▶ Material:
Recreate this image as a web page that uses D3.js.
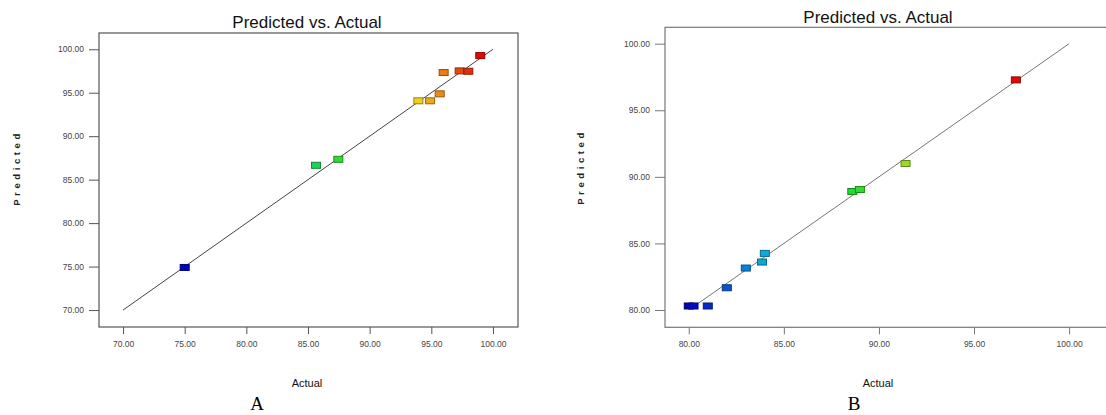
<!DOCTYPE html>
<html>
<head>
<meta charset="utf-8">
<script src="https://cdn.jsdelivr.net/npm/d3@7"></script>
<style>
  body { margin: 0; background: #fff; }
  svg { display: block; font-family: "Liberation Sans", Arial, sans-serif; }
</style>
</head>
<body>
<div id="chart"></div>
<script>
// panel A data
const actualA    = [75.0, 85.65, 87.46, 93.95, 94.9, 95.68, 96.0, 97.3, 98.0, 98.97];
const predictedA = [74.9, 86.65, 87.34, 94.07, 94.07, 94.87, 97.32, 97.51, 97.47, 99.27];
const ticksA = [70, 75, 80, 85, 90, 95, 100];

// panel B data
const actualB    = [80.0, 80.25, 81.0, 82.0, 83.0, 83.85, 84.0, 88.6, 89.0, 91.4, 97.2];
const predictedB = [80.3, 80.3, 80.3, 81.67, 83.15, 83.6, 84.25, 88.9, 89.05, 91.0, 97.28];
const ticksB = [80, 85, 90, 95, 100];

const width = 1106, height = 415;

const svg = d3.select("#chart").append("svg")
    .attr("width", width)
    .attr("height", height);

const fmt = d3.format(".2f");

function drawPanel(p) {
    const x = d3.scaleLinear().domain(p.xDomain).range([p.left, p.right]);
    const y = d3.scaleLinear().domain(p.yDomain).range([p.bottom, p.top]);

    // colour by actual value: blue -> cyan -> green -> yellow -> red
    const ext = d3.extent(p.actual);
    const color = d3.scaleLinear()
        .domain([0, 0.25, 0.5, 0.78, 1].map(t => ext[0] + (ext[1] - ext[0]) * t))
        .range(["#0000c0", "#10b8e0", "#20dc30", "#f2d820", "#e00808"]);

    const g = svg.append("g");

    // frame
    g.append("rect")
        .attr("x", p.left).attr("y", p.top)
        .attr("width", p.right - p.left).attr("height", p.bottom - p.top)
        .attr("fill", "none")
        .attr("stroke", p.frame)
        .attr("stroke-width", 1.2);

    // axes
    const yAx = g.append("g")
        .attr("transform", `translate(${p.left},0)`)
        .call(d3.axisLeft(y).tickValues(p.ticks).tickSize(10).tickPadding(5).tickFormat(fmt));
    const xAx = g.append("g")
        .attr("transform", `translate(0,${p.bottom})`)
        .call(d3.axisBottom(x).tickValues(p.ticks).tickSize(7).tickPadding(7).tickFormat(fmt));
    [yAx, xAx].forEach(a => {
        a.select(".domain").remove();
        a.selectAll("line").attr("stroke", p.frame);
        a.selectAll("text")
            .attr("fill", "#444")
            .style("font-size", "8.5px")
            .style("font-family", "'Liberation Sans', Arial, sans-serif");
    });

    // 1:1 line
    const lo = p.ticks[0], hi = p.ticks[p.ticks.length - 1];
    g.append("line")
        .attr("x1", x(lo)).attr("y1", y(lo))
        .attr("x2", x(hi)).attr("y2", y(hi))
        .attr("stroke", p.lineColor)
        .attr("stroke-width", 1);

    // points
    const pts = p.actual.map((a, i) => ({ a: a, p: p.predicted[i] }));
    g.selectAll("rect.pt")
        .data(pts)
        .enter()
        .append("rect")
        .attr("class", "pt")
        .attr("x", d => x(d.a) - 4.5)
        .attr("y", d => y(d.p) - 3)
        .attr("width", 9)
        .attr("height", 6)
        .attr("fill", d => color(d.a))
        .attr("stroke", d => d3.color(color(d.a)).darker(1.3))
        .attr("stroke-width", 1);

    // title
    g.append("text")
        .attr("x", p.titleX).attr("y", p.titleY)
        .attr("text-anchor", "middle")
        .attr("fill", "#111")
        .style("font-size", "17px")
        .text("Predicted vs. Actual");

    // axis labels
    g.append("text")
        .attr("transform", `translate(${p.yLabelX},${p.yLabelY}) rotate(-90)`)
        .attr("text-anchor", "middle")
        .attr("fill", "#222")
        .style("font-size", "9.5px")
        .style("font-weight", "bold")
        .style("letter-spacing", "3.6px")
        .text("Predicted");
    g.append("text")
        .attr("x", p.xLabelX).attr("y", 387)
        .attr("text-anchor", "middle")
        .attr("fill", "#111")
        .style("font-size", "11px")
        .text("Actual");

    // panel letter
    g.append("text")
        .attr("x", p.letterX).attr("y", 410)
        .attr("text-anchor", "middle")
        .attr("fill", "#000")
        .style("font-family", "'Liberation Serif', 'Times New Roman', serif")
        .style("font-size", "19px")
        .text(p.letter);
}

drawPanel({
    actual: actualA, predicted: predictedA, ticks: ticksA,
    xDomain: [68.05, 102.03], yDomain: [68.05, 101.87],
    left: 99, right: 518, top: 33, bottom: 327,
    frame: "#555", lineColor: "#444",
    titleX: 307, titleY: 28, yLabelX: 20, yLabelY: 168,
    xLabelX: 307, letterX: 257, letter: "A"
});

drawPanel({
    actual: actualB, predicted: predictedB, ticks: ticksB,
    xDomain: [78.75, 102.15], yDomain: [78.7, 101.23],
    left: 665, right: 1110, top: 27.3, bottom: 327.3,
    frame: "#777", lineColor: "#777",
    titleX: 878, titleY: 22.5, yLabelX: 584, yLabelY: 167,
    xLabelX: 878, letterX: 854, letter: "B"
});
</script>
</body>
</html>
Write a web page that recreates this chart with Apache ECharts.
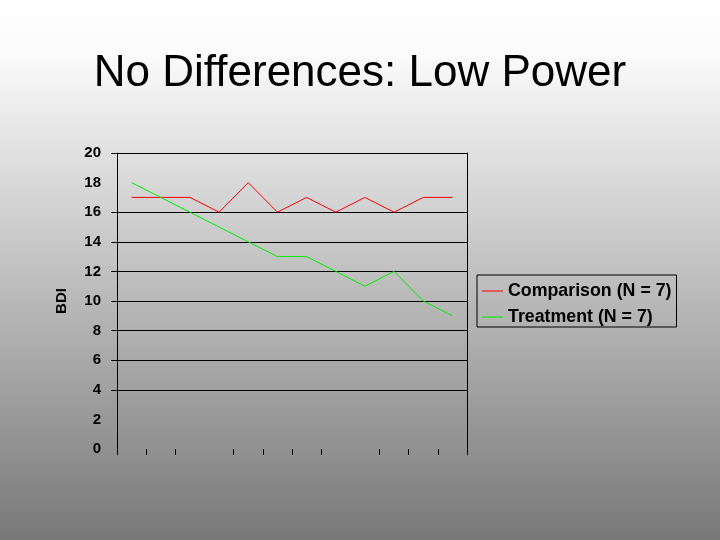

▶ What is needed:
Quote every line word for word and keep the images out of the copy.

▶ Result:
Recreate this image as a web page that uses D3.js.
<!DOCTYPE html>
<html>
<head>
<meta charset="utf-8">
<script src="https://cdn.jsdelivr.net/npm/d3@7"></script>
<style>
  body { margin: 0; background: #fff; }
  svg { display: block; font-family: "Liberation Sans", Arial, sans-serif; }
</style>
</head>
<body>
<div id="chart"></div>
<script>
// panel A data
const actualA    = [75.0, 85.65, 87.46, 93.95, 94.9, 95.68, 96.0, 97.3, 98.0, 98.97];
const predictedA = [74.9, 86.65, 87.34, 94.07, 94.07, 94.87, 97.32, 97.51, 97.47, 99.27];
const ticksA = [70, 75, 80, 85, 90, 95, 100];

// panel B data
const actualB    = [80.0, 80.25, 81.0, 82.0, 83.0, 83.85, 84.0, 88.6, 89.0, 91.4, 97.2];
const predictedB = [80.3, 80.3, 80.3, 81.67, 83.15, 83.6, 84.25, 88.9, 89.05, 91.0, 97.28];
const ticksB = [80, 85, 90, 95, 100];

const width = 1106, height = 415;

const svg = d3.select("#chart").append("svg")
    .attr("width", width)
    .attr("height", height);

const fmt = d3.format(".2f");

function drawPanel(p) {
    const x = d3.scaleLinear().domain(p.xDomain).range([p.left, p.right]);
    const y = d3.scaleLinear().domain(p.yDomain).range([p.bottom, p.top]);

    // colour by actual value: blue -> cyan -> green -> yellow -> red
    const ext = d3.extent(p.actual);
    const color = d3.scaleLinear()
        .domain([0, 0.25, 0.5, 0.78, 1].map(t => ext[0] + (ext[1] - ext[0]) * t))
        .range(["#0000c0", "#10b8e0", "#20dc30", "#f2d820", "#e00808"]);

    const g = svg.append("g");

    // frame
    g.append("rect")
        .attr("x", p.left).attr("y", p.top)
        .attr("width", p.right - p.left).attr("height", p.bottom - p.top)
        .attr("fill", "none")
        .attr("stroke", p.frame)
        .attr("stroke-width", 1.2);

    // axes
    const yAx = g.append("g")
        .attr("transform", `translate(${p.left},0)`)
        .call(d3.axisLeft(y).tickValues(p.ticks).tickSize(10).tickPadding(5).tickFormat(fmt));
    const xAx = g.append("g")
        .attr("transform", `translate(0,${p.bottom})`)
        .call(d3.axisBottom(x).tickValues(p.ticks).tickSize(7).tickPadding(7).tickFormat(fmt));
    [yAx, xAx].forEach(a => {
        a.select(".domain").remove();
        a.selectAll("line").attr("stroke", p.frame);
        a.selectAll("text")
            .attr("fill", "#444")
            .style("font-size", "8.5px")
            .style("font-family", "'Liberation Sans', Arial, sans-serif");
    });

    // 1:1 line
    const lo = p.ticks[0], hi = p.ticks[p.ticks.length - 1];
    g.append("line")
        .attr("x1", x(lo)).attr("y1", y(lo))
        .attr("x2", x(hi)).attr("y2", y(hi))
        .attr("stroke", p.lineColor)
        .attr("stroke-width", 1);

    // points
    const pts = p.actual.map((a, i) => ({ a: a, p: p.predicted[i] }));
    g.selectAll("rect.pt")
        .data(pts)
        .enter()
        .append("rect")
        .attr("class", "pt")
        .attr("x", d => x(d.a) - 4.5)
        .attr("y", d => y(d.p) - 3)
        .attr("width", 9)
        .attr("height", 6)
        .attr("fill", d => color(d.a))
        .attr("stroke", d => d3.color(color(d.a)).darker(1.3))
        .attr("stroke-width", 1);

    // title
    g.append("text")
        .attr("x", p.titleX).attr("y", p.titleY)
        .attr("text-anchor", "middle")
        .attr("fill", "#111")
        .style("font-size", "17px")
        .text("Predicted vs. Actual");

    // axis labels
    g.append("text")
        .attr("transform", `translate(${p.yLabelX},${p.yLabelY}) rotate(-90)`)
        .attr("text-anchor", "middle")
        .attr("fill", "#222")
        .style("font-size", "9.5px")
        .style("font-weight", "bold")
        .style("letter-spacing", "3.6px")
        .text("Predicted");
    g.append("text")
        .attr("x", p.xLabelX).attr("y", 387)
        .attr("text-anchor", "middle")
        .attr("fill", "#111")
        .style("font-size", "11px")
        .text("Actual");

    // panel letter
    g.append("text")
        .attr("x", p.letterX).attr("y", 410)
        .attr("text-anchor", "middle")
        .attr("fill", "#000")
        .style("font-family", "'Liberation Serif', 'Times New Roman', serif")
        .style("font-size", "19px")
        .text(p.letter);
}

drawPanel({
    actual: actualA, predicted: predictedA, ticks: ticksA,
    xDomain: [68.05, 102.03], yDomain: [68.05, 101.87],
    left: 99, right: 518, top: 33, bottom: 327,
    frame: "#555", lineColor: "#444",
    titleX: 307, titleY: 28, yLabelX: 20, yLabelY: 168,
    xLabelX: 307, letterX: 257, letter: "A"
});

drawPanel({
    actual: actualB, predicted: predictedB, ticks: ticksB,
    xDomain: [78.75, 102.15], yDomain: [78.7, 101.23],
    left: 665, right: 1110, top: 27.3, bottom: 327.3,
    frame: "#777", lineColor: "#777",
    titleX: 878, titleY: 22.5, yLabelX: 584, yLabelY: 167,
    xLabelX: 878, letterX: 854, letter: "B"
});
</script>
</body>
</html>
Write a web page that recreates this chart with Apache ECharts.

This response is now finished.